Functional significance of ICI circuits for fractionation of muscle activity

The present study provides the first evidence that ICI is differentially modulated during the selective activation of one muscle of a pair of close functional synergists. The findings extend the previous observations of Ridding et al. (1995c) who showed that ICI of relaxed FDI was not influenced by contraction of a remote muscle (biceps). These authors did not demonstrate a differential modulation of ICI with selective activation of one muscle of the pair as they did not present ICI data for the active biceps. Indirect brainstem pathways may play a prominent role in activation of biceps, which has weak direct corticospinal input. Different mechanisms may be important for selective activation of biceps and/or FDI than when the task calls for selective activation of intrinsic hand muscles which have strong direct corticospinal input, including branched CM axons to synergist muscles.

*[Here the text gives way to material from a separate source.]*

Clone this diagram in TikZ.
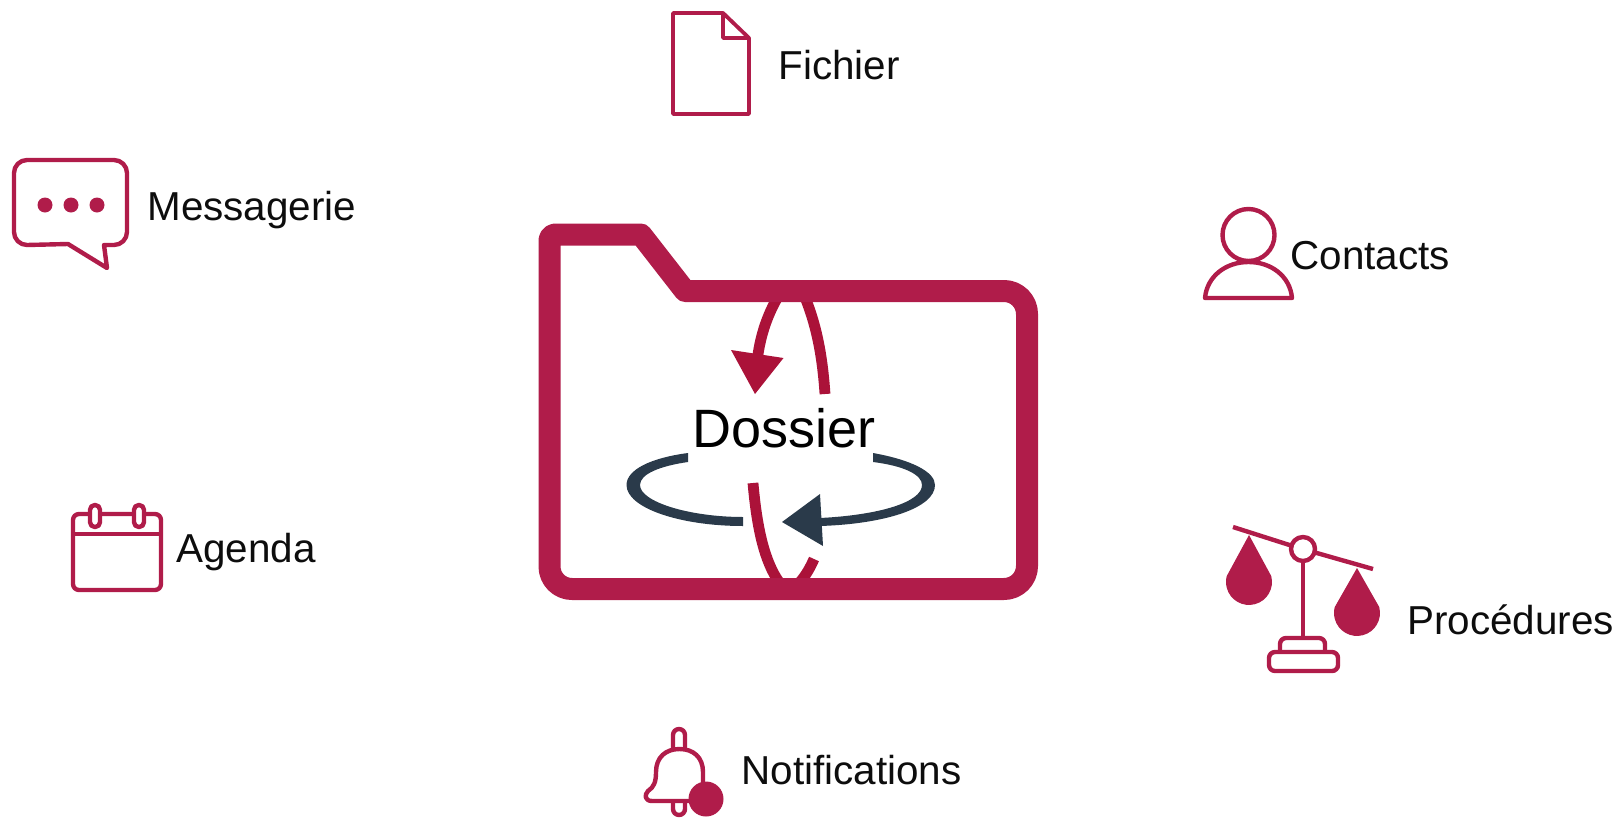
\documentclass[tikz,border=0pt]{standalone}
\usepackage{fontspec}
\setmainfont{Liberation Sans}
\definecolor{crimson}{HTML}{B01C4A}
\definecolor{arcred}{HTML}{AB1239}
\definecolor{slate}{HTML}{2A3A4A}
\tikzset{
  icon/.style={draw=crimson,line width=2.2pt,line join=round},
  iconfill/.style={fill=crimson},
  lab/.style={anchor=base west,inner sep=0pt,font=\fontsize{20.2pt}{24pt}\selectfont,text=black!95},
  folderline/.style={draw=crimson,line width=11pt,line join=round},
  redarc/.style={draw=arcred,line width=5.4pt},
  darkfill/.style={fill=slate}
}
\begin{document}
\begin{tikzpicture}[x=0.5pt,y=-0.5pt]
\useasboundingbox (0,0) rectangle (1616,819);
% rotating arrows
\draw[redarc] (825,394) .. controls (822,350) and (815,320) .. (802,290);
\draw[redarc] (782,290) .. controls (768,312) and (760,335) .. (757,362);
\fill[arcred] (731,350) -- (783.5,358) -- (755,394) -- cycle;
\draw[redarc] (753,483) .. controls (757,530) and (765,562) .. (779,582);
\draw[redarc] (814,559) .. controls (810,568) and (806,575) .. (800,582);
\fill[darkfill] (688,453) .. controls (650,458) and (626.5,470) .. (626.5,485) .. controls (626.5,508) and (680,526) .. (743,526) -- (743,517) .. controls (690,517) and (640,502) .. (640,485) .. controls (640,474) and (660,466) .. (688,462) -- cycle;
\fill[darkfill] (873,453) .. controls (912,460) and (935,472) .. (935,485) .. controls (935,508) and (885,524) .. (820,526) -- (820,518) .. controls (880,515) and (922,502) .. (922,485) .. controls (922,475) and (905,466) .. (873,462) -- cycle;
\fill[slate] (782,522) -- (820,494) -- (823,546) -- cycle;
% folder
\draw[folderline] (549.5,240.5) arc[start angle=180,end angle=270,radius=6] -- (641,234.5) -- (685,291) -- (1004,291) arc[start angle=-90,end angle=0,radius=23] -- (1027,566) arc[start angle=0,end angle=90,radius=23] -- (572,589) arc[start angle=90,end angle=180,radius=22.5] -- cycle;
\node[inner sep=0pt,anchor=base,font=\fontsize{27pt}{32pt}\selectfont,text=black] (dossier) at (784,447) {Dossier};
% file
\draw[icon,line width=1.9pt] (673,13) -- (723,13) -- (749,38) -- (749,114) -- (673,114) -- cycle;
\draw[icon,line width=1.9pt] (723,13) -- (723,38) -- (749,38);
\node[lab] (fichier) at (778,79) {Fichier};
% message
\draw[icon] (27,160) -- (114,160) arc[start angle=-90,end angle=0,radius=13] -- (127,232) arc[start angle=0,end angle=90,radius=13] -- (104,245) -- (107,268) -- (68,244) -- (27,245) arc[start angle=90,end angle=180,radius=13] -- (14,173) arc[start angle=180,end angle=270,radius=13] -- cycle;
\fill[iconfill] (45,205) circle[radius=7.5] (71,205) circle[radius=7.5] (97,205) circle[radius=7.5];
\node[lab] (messagerie) at (147,220) {Messagerie};
% contacts
\draw[icon] (1248.5,235) circle[radius=26];
\draw[icon] (1205,298) .. controls (1207,276) and (1226,262) .. (1248.5,262) .. controls (1271,262) and (1290,276) .. (1292,298) -- cycle;
\node[lab] (contacts) at (1290,269) {Contacts};
% agenda
\draw[icon,rounded corners=3pt] (73,514) rectangle (161,590);
\draw[icon] (73,534) -- (161,534);
\draw[icon,fill=white,rounded corners=2.4pt] (90,505) rectangle (100,527);
\draw[icon,fill=white,rounded corners=2.4pt] (134,505) rectangle (144,527);
\node[lab] (agenda) at (176,562) {Agenda};
% scales
\draw[icon] (1233,527) -- (1291,545.5);
\draw[icon] (1315,552.5) -- (1373,569);
\draw[icon] (1303,549) circle[radius=12];
\draw[icon] (1303,561) -- (1303,638);
\draw[icon,rounded corners=3pt] (1280,652) -- (1280,638) -- (1325,638) -- (1325,652);
\draw[icon,rounded corners=3pt] (1269,652) rectangle (1338,671);
\fill[iconfill] (1249,535) -- (1271.2,576) arc[start angle=-15,end angle=195,radius=23] -- cycle;
\fill[iconfill] (1357,568) -- (1379.2,607) arc[start angle=-15,end angle=195,radius=23] -- cycle;
\node[lab] (procedures) at (1407,634) {Procédures};
% notifications
\draw[icon] (673,748) -- (673,735) arc[start angle=180,end angle=360,radius=6] -- (685,748);
\draw[icon] (673,802) -- (673,809) arc[start angle=180,end angle=0,radius=6] -- (685,802);
\draw[icon] (656,772) .. controls (656,757) and (666,749) .. (679.5,749) .. controls (693,749) and (703,757) .. (703,772) -- (703,790) -- (690,801) -- (652,801) .. controls (645,801) and (644,795) .. (648,791) .. controls (654,787) and (656,782) .. (656,772) -- cycle;
\fill[iconfill] (706,799) circle[radius=17.5];
\node[lab] (notifications) at (741,784) {Notifications};
\end{tikzpicture}
\end{document}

While changes in the contribution of I₁ waves to the production of the MEP in the active state may be important for the reduced effectiveness of ICI when tested with PA stimulation, the results with AP stimulation show that mechanisms other than the I₁ inputs contribute to the reduction of ICI effectiveness with voluntary activation. Our results suggest that GABAergic inhibitory neurons assist in the selective activation of muscles by focussing the premotor excitatory commands to corticospinal neurons controlling muscles required to be active in the task, and maintaining inhibition of excitatory interneurons acting on corticospinal neurons controlling muscles required to be inactive during the task. This is consistent with observations that application of drugs which alter GABA neurotransmission to the motor cortex in the monkey degrades the independence of finger movements (Schieber & Poliakov, 1998), disrupts task-specificity of pyramidal neurons (Matsumura et al. 1992), and produces excessive co-activation of agonist and antagonist muscles (Matsumura et al. 1991). Such a role for ICI neurons in normal motor control may explain the involuntary overflow of excitation to inappropriate muscles in patients with focal, task-specific dystonia, in whom the ICI circuits are less effective (Ridding et al. 1995b) and do not show task-specific modulation (Bütefisch et al. 2000). We found no evidence for an increase in ICI during the task for corticospinal neurons controlling muscles required to be inactive (Fig. 7 and Fig. 8). This is in agreement with findings of Reynolds & Ashby (1999), but not with those of Liepert et al. (1998) who tested ICI with hand muscles at rest after a selective muscle activation task. It is unlikely that we failed to see such an effect due to saturation of the inhibitory responses, as we tested over a wide range of conditioning intensities.

Previous studies have investigated task-dependent modulation of ICI using PA stimulation. AP stimulation has some advantages for further investigating the mechanism for the selective modulation of ICI effectiveness with voluntary commands, and abnormalities in the operation of ICI circuits in patients with neurological disorders. This is because a test MEP produced with minimal I₁-wave involvement is most sensitive to the effects of ICI circuits. It is possible, for example, that in some neurological conditions the reduced effectiveness of paired-pulse TMS is due to alterations in the I₁ wave contribution to the MEP, rather than an alteration in the ICI circuit per se. This could be addressed by comparing paired-pulse inhibition with both PA and AP TMS.